The meat of the book, of course, covers plants: choosing them, buying them and taking care of them. Because this is about the prairies, he focuses on plants suitable for the prairies: bulbs, perennials and trees and shrubs. He skips annuals as there is nothing much special about growing annuals on the prairies versus other areas. Talking about buying plants, he doesn’t spare the gardening industry either: “Zone ratings make me absolutely insane…. More often than not, zone ratings are totally inaccurate…” A sentiment I think we can all agree with. And when he talks about choosing plants, he is equally honest: “I have sad news for you.

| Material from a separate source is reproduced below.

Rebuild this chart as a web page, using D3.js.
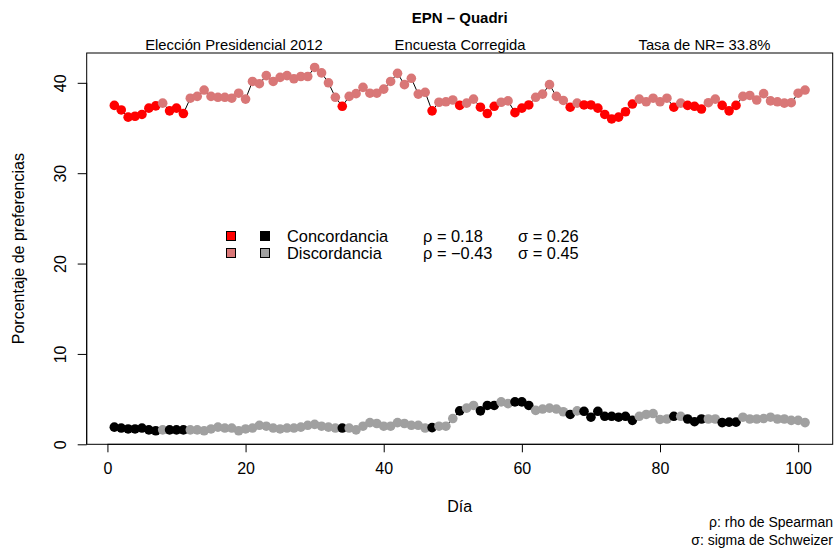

Your astilbes are never going to look as good as they do on the labels or in the gardening magazines. They just won’t.” His advice on what to choose is based not only on the climate we garden in, but also on the recognition that garden suppliers change cultivars faster than you can change your socks. Whatever cultivar he might recommend, he says, would no longer be available in the garden centres by the time the book came out. So he sticks to species and leaves the rest up to us the readers. But he gives us so much on the species that we are well-guided in our choice of cultivars.
I hadn’t even finished the book, when an issue arose in our garden this spring; my immediate response: let’s see what Lyndon has to say! Move over Alex Munro; a new guru is in town.
Lyndon Penner, gardening rock star, has been getting dirt under his fingernails since the age of three. He’s never forgotten the thrill of growing his first flowers from seed. A landscape designer and horticultural consultant, Lyndon is a gardening columnist on CBC Radio in Alberta and Saskatchewan. He appears frequently as a guest speaker at universities and colleges in Western Canada. Lyndon lives in Calgary.